You can’t hide from your finances, (you can try but you might get into more trouble than it’s worth!), so face them head-on. Are your finances meeting yours and other expectations? Are they contributing enough to the business and driving the business forward? Are they worrisome?
All of these factors contribute to the wider picture. They provide you with an idea of where you want to be next.
I don’t mind letting you in on a secret… The leadership team and I have been working on a 3-year plan since October 2020 for JudgeService. Some people might say “well what’s the point of a 3-year plan when you don’t know what is going to be happening in the next 3 weeks”. My counterargument is that I think it is even more important to have a long-term plan when you know the short-term might be a bit bumpy.
The bumps in the road shouldn’t take your eyes off the prize. Having a long-term plan is also reassuring for other colleagues so that they have faith that you know where you are heading in the long run.

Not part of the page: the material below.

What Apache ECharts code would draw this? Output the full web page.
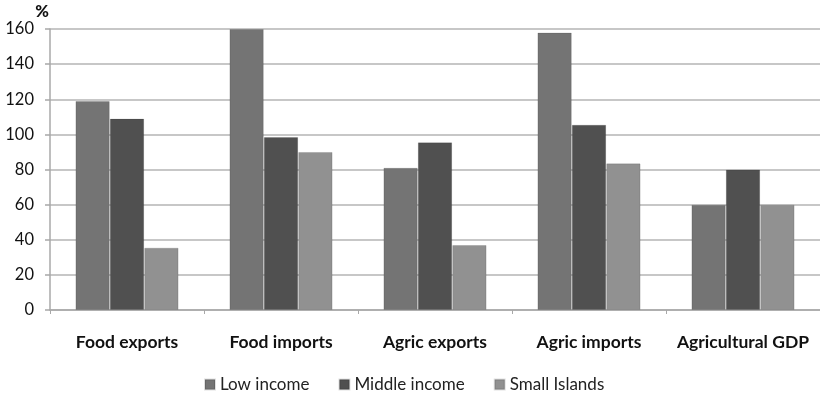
<!DOCTYPE html>
<html>
<head>
<meta charset="utf-8">
<script src="https://cdn.jsdelivr.net/npm/echarts@6/dist/echarts.min.js"></script>
<style>
html,body{margin:0;padding:0;background:#fff;}
#chart{width:820px;height:401px;}
</style>
</head>
<body>
<div id="chart"></div>
<script>
const categories = ['Food exports', 'Food imports', 'Agric exports', 'Agric imports', 'Agricultural GDP'];
const lowIncome = [119, 160, 81, 158, 60];
const middleIncome = [109, 98.5, 95.5, 105.5, 80];
const smallIslands = [35.5, 90, 37, 83.5, 60];
const yTicks = { min: 0, max: 160, interval: 20 };

const FONT = 'Lato, "Liberation Sans", sans-serif';
const chart = echarts.init(document.getElementById('chart'), null, { renderer: 'canvas' });

const barSeries = (name, data, color) => ({
  name, type: 'bar', data,
  barGap: '0%', barCategoryGap: '33%',
  itemStyle: { color, borderColor: 'rgba(0,0,0,0.12)', borderWidth: 1 },
  emphasis: { disabled: true }
});

chart.setOption({
  animation: false,
  textStyle: { fontFamily: FONT },
  grid: { left: 50, right: -2, top: 29, bottom: 91, containLabel: false },
  legend: {
    bottom: 3, left: 199,
    itemWidth: 10, itemHeight: 10, itemGap: 29,
    icon: 'rect',
    textStyle: { fontFamily: FONT, fontSize: 17, color: '#222' },
    data: ['Low income', 'Middle income', 'Small Islands']
  },
  xAxis: {
    type: 'category', data: categories,
    axisLine: { lineStyle: { color: '#a8a8a8', width: 1.5 } },
    axisTick: { show: true, length: 4, alignWithLabel: false, lineStyle: { color: '#a8a8a8' } },
    axisLabel: { interval: 0, fontFamily: FONT, fontSize: 17.5, fontWeight: 'bold', color: '#111', margin: 23 }
  },
  yAxis: {
    type: 'value', min: yTicks.min, max: yTicks.max, interval: yTicks.interval,
    name: '%', nameLocation: 'end', nameGap: 9,
    nameTextStyle: { fontFamily: FONT, fontSize: 16.5, fontWeight: 900, color: '#111', align: 'right', padding: [0, 1, 0, 0] },
    axisLine: { show: true, lineStyle: { color: '#a8a8a8', width: 1.5 } },
    axisTick: { show: true, length: 5, lineStyle: { color: '#a8a8a8', width: 1.5 } },
    axisLabel: { fontFamily: FONT, fontSize: 16.5, color: '#111', margin: 16 },
    splitLine: { lineStyle: { color: '#b4b4b4', width: 1.5 } }
  },
  series: [
    barSeries('Low income', lowIncome, '#747474'),
    barSeries('Middle income', middleIncome, '#505050'),
    barSeries('Small Islands', smallIslands, '#919191')
  ]
});
</script>
</body>
</html>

During our process and even before we had finished the plan, we made key decisions on where to invest our time and money. That had been a brilliant “pre-product” of our planning process. It has also highlighted opportunities for where we can see the progression for team members careers within the company. Without planning, that might not have been as clear.
We start with the end in mind, then focus on our personal vision, then your company vision. Finding the gaps in vision allows you to take advantage of the planning process and allows you to move forward.
“Without dreams and goals there is no living only merely existing and that’s not why we’re here” – Mark Twain
When it becomes to setting goals, I won’t be the first person who has mention SMART objective/goals. But I do believe they are worthwhile.
SMART stands for Specific, Measurable, Achievable, Relevant and Time-bound.
Here’s a link to more about SMART goals which I think sums them up brilliantly. Making sure your goals meet these criteria is the perfect way to ensure that they are going to help you fulfil your life strategy.
Tasks and “frogs”
A book that stands out to me which has improved my outlook on goals and strategy is Eat that Frog by Brian Tracy. (For other self-help book recommendations click here)
A frog is a task which isn’t necessarily the hardest or most difficult task, but one which holds the most value. A frog task will help you get one step closer to achieving your goal.
For example, a Sale Executive’s frog wouldn’t be “to get through my emails today”, because even though it may be a long and arduous task it doesn’t hold much value. Their actual frog should be “I will get this order form signed today” because this task holds more value than reading emails and gets them one step closer towards a target or goal.
Sharing frogs and goals is something which I encourage with my team on a weekly basis. This means that people feel like they are being held accountable and gives the opportunity for others to support them and cheer them on. Saying your frog or goal out loud also signifies it’s importance.
One of the beauties of goals is achieving them feels rewarding. Inevitably, as long as you pick the right goals, they will keep you on track towards your personal vision and life strategy. So, we must begin with the end in mind.